%%

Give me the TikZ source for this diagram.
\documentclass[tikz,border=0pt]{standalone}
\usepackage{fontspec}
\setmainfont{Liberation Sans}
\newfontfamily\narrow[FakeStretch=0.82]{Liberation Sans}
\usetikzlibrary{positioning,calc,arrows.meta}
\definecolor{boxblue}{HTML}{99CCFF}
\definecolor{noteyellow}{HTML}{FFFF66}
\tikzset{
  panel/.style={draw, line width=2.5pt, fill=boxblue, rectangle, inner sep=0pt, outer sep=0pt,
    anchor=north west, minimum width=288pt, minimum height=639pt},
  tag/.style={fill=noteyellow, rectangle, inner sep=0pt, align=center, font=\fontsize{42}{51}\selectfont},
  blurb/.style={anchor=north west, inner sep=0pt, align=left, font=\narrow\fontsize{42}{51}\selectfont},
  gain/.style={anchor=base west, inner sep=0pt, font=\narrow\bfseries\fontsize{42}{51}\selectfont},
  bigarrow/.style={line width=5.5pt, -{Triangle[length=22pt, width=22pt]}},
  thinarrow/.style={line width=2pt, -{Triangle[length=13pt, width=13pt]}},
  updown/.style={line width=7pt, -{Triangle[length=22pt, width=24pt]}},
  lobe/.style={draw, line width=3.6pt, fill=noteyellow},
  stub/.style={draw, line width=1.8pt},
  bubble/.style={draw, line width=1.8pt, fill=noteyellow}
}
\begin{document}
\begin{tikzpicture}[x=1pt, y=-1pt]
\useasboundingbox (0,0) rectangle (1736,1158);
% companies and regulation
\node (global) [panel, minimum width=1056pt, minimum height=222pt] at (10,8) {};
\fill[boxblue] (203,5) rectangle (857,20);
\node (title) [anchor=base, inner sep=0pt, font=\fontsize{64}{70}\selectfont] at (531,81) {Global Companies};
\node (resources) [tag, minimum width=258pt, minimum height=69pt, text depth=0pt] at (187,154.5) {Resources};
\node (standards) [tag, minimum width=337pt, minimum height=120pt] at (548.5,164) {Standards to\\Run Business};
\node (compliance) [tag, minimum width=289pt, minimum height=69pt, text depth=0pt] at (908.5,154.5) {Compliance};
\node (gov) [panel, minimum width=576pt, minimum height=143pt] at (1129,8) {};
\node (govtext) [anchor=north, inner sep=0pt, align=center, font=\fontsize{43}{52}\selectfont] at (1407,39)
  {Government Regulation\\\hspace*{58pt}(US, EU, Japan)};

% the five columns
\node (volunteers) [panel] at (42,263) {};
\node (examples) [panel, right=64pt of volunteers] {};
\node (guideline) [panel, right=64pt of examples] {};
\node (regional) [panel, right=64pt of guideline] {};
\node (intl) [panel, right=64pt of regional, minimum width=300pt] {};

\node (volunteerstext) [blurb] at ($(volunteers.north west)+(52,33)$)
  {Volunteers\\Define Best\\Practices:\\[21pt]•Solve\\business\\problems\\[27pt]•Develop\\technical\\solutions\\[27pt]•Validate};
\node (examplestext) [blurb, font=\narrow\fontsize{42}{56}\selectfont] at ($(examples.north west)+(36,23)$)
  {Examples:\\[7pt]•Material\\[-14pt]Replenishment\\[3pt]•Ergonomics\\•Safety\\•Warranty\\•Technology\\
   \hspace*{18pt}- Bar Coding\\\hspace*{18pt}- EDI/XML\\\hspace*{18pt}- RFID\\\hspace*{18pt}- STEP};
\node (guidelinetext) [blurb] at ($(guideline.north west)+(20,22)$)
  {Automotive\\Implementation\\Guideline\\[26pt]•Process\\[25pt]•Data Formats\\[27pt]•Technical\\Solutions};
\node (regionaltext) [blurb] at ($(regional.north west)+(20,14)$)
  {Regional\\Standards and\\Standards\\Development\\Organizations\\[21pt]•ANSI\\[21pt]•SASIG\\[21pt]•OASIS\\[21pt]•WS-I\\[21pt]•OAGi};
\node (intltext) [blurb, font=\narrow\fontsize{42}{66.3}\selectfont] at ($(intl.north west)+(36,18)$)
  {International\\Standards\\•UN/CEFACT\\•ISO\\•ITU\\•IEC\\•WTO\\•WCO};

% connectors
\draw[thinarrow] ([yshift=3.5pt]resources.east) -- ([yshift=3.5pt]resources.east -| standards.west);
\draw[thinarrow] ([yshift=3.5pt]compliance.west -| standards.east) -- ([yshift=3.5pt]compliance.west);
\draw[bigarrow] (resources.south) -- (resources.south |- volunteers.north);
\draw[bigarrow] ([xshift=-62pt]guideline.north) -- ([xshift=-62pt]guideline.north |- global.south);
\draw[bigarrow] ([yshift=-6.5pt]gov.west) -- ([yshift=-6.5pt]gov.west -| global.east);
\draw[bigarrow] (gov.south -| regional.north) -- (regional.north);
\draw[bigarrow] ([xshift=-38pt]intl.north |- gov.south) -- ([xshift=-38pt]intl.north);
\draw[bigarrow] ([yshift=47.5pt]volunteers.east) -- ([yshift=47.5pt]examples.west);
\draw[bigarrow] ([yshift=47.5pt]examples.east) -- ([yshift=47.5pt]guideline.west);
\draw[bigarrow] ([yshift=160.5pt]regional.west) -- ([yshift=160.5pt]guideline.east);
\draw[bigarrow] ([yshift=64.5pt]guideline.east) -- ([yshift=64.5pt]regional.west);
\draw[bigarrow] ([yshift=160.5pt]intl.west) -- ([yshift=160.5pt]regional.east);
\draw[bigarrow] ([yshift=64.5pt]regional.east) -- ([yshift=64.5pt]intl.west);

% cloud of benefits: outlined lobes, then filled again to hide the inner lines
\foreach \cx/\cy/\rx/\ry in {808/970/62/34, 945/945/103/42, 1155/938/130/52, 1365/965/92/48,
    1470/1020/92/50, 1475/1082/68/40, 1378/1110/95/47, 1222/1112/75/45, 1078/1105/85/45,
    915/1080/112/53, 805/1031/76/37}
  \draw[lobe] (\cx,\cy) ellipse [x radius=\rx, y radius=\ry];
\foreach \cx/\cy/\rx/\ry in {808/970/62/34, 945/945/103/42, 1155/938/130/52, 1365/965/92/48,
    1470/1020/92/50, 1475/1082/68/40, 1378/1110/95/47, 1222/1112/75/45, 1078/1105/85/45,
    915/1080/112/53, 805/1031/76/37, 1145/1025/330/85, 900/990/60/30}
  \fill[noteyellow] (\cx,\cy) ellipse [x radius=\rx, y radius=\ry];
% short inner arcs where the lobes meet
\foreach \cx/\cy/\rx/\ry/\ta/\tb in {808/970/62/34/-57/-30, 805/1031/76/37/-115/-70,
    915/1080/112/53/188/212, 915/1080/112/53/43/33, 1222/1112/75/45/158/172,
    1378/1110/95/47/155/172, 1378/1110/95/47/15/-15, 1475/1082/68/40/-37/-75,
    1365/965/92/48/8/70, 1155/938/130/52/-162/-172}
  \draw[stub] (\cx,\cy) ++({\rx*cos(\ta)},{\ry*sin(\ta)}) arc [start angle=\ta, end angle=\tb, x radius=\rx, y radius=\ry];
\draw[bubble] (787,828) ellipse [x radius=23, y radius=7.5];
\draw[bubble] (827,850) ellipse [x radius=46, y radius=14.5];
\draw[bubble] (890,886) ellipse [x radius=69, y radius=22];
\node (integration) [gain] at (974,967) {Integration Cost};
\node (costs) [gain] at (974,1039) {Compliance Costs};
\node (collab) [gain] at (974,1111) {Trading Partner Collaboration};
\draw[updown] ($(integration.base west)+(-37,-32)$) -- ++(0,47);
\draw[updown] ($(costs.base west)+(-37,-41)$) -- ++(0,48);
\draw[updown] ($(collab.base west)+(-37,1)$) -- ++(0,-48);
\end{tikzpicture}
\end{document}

%%

→ Instruction: Retype all the material above precisely, with no line left out.

→ Response:
Give me the TikZ source for this diagram.
\documentclass[tikz,border=0pt]{standalone}
\usepackage{fontspec}
\setmainfont{Liberation Sans}
\newfontfamily\narrow[FakeStretch=0.82]{Liberation Sans}
\usetikzlibrary{positioning,calc,arrows.meta}
\definecolor{boxblue}{HTML}{99CCFF}
\definecolor{noteyellow}{HTML}{FFFF66}
\tikzset{
  panel/.style={draw, line width=2.5pt, fill=boxblue, rectangle, inner sep=0pt, outer sep=0pt,
    anchor=north west, minimum width=288pt, minimum height=639pt},
  tag/.style={fill=noteyellow, rectangle, inner sep=0pt, align=center, font=\fontsize{42}{51}\selectfont},
  blurb/.style={anchor=north west, inner sep=0pt, align=left, font=\narrow\fontsize{42}{51}\selectfont},
  gain/.style={anchor=base west, inner sep=0pt, font=\narrow\bfseries\fontsize{42}{51}\selectfont},
  bigarrow/.style={line width=5.5pt, -{Triangle[length=22pt, width=22pt]}},
  thinarrow/.style={line width=2pt, -{Triangle[length=13pt, width=13pt]}},
  updown/.style={line width=7pt, -{Triangle[length=22pt, width=24pt]}},
  lobe/.style={draw, line width=3.6pt, fill=noteyellow},
  stub/.style={draw, line width=1.8pt},
  bubble/.style={draw, line width=1.8pt, fill=noteyellow}
}
\begin{document}
\begin{tikzpicture}[x=1pt, y=-1pt]
\useasboundingbox (0,0) rectangle (1736,1158);
% companies and regulation
\node (global) [panel, minimum width=1056pt, minimum height=222pt] at (10,8) {};
\fill[boxblue] (203,5) rectangle (857,20);
\node (title) [anchor=base, inner sep=0pt, font=\fontsize{64}{70}\selectfont] at (531,81) {Global Companies};
\node (resources) [tag, minimum width=258pt, minimum height=69pt, text depth=0pt] at (187,154.5) {Resources};
\node (standards) [tag, minimum width=337pt, minimum height=120pt] at (548.5,164) {Standards to\\Run Business};
\node (compliance) [tag, minimum width=289pt, minimum height=69pt, text depth=0pt] at (908.5,154.5) {Compliance};
\node (gov) [panel, minimum width=576pt, minimum height=143pt] at (1129,8) {};
\node (govtext) [anchor=north, inner sep=0pt, align=center, font=\fontsize{43}{52}\selectfont] at (1407,39)
  {Government Regulation\\\hspace*{58pt}(US, EU, Japan)};

% the five columns
\node (volunteers) [panel] at (42,263) {};
\node (examples) [panel, right=64pt of volunteers] {};
\node (guideline) [panel, right=64pt of examples] {};
\node (regional) [panel, right=64pt of guideline] {};
\node (intl) [panel, right=64pt of regional, minimum width=300pt] {};

\node (volunteerstext) [blurb] at ($(volunteers.north west)+(52,33)$)
  {Volunteers\\Define Best\\Practices:\\[21pt]•Solve\\business\\problems\\[27pt]•Develop\\technical\\solutions\\[27pt]•Validate};
\node (examplestext) [blurb, font=\narrow\fontsize{42}{56}\selectfont] at ($(examples.north west)+(36,23)$)
  {Examples:\\[7pt]•Material\\[-14pt]Replenishment\\[3pt]•Ergonomics\\•Safety\\•Warranty\\•Technology\\
   \hspace*{18pt}- Bar Coding\\\hspace*{18pt}- EDI/XML\\\hspace*{18pt}- RFID\\\hspace*{18pt}- STEP};
\node (guidelinetext) [blurb] at ($(guideline.north west)+(20,22)$)
  {Automotive\\Implementation\\Guideline\\[26pt]•Process\\[25pt]•Data Formats\\[27pt]•Technical\\Solutions};
\node (regionaltext) [blurb] at ($(regional.north west)+(20,14)$)
  {Regional\\Standards and\\Standards\\Development\\Organizations\\[21pt]•ANSI\\[21pt]•SASIG\\[21pt]•OASIS\\[21pt]•WS-I\\[21pt]•OAGi};
\node (intltext) [blurb, font=\narrow\fontsize{42}{66.3}\selectfont] at ($(intl.north west)+(36,18)$)
  {International\\Standards\\•UN/CEFACT\\•ISO\\•ITU\\•IEC\\•WTO\\•WCO};

% connectors
\draw[thinarrow] ([yshift=3.5pt]resources.east) -- ([yshift=3.5pt]resources.east -| standards.west);
\draw[thinarrow] ([yshift=3.5pt]compliance.west -| standards.east) -- ([yshift=3.5pt]compliance.west);
\draw[bigarrow] (resources.south) -- (resources.south |- volunteers.north);
\draw[bigarrow] ([xshift=-62pt]guideline.north) -- ([xshift=-62pt]guideline.north |- global.south);
\draw[bigarrow] ([yshift=-6.5pt]gov.west) -- ([yshift=-6.5pt]gov.west -| global.east);
\draw[bigarrow] (gov.south -| regional.north) -- (regional.north);
\draw[bigarrow] ([xshift=-38pt]intl.north |- gov.south) -- ([xshift=-38pt]intl.north);
\draw[bigarrow] ([yshift=47.5pt]volunteers.east) -- ([yshift=47.5pt]examples.west);
\draw[bigarrow] ([yshift=47.5pt]examples.east) -- ([yshift=47.5pt]guideline.west);
\draw[bigarrow] ([yshift=160.5pt]regional.west) -- ([yshift=160.5pt]guideline.east);
\draw[bigarrow] ([yshift=64.5pt]guideline.east) -- ([yshift=64.5pt]regional.west);
\draw[bigarrow] ([yshift=160.5pt]intl.west) -- ([yshift=160.5pt]regional.east);
\draw[bigarrow] ([yshift=64.5pt]regional.east) -- ([yshift=64.5pt]intl.west);

% cloud of benefits: outlined lobes, then filled again to hide the inner lines
\foreach \cx/\cy/\rx/\ry in {808/970/62/34, 945/945/103/42, 1155/938/130/52, 1365/965/92/48,
    1470/1020/92/50, 1475/1082/68/40, 1378/1110/95/47, 1222/1112/75/45, 1078/1105/85/45,
    915/1080/112/53, 805/1031/76/37}
  \draw[lobe] (\cx,\cy) ellipse [x radius=\rx, y radius=\ry];
\foreach \cx/\cy/\rx/\ry in {808/970/62/34, 945/945/103/42, 1155/938/130/52, 1365/965/92/48,
    1470/1020/92/50, 1475/1082/68/40, 1378/1110/95/47, 1222/1112/75/45, 1078/1105/85/45,
    915/1080/112/53, 805/1031/76/37, 1145/1025/330/85, 900/990/60/30}
  \fill[noteyellow] (\cx,\cy) ellipse [x radius=\rx, y radius=\ry];
% short inner arcs where the lobes meet
\foreach \cx/\cy/\rx/\ry/\ta/\tb in {808/970/62/34/-57/-30, 805/1031/76/37/-115/-70,
    915/1080/112/53/188/212, 915/1080/112/53/43/33, 1222/1112/75/45/158/172,
    1378/1110/95/47/155/172, 1378/1110/95/47/15/-15, 1475/1082/68/40/-37/-75,
    1365/965/92/48/8/70, 1155/938/130/52/-162/-172}
  \draw[stub] (\cx,\cy) ++({\rx*cos(\ta)},{\ry*sin(\ta)}) arc [start angle=\ta, end angle=\tb, x radius=\rx, y radius=\ry];
\draw[bubble] (787,828) ellipse [x radius=23, y radius=7.5];
\draw[bubble] (827,850) ellipse [x radius=46, y radius=14.5];
\draw[bubble] (890,886) ellipse [x radius=69, y radius=22];
\node (integration) [gain] at (974,967) {Integration Cost};
\node (costs) [gain] at (974,1039) {Compliance Costs};
\node (collab) [gain] at (974,1111) {Trading Partner Collaboration};
\draw[updown] ($(integration.base west)+(-37,-32)$) -- ++(0,47);
\draw[updown] ($(costs.base west)+(-37,-41)$) -- ++(0,48);
\draw[updown] ($(collab.base west)+(-37,1)$) -- ++(0,-48);
\end{tikzpicture}
\end{document}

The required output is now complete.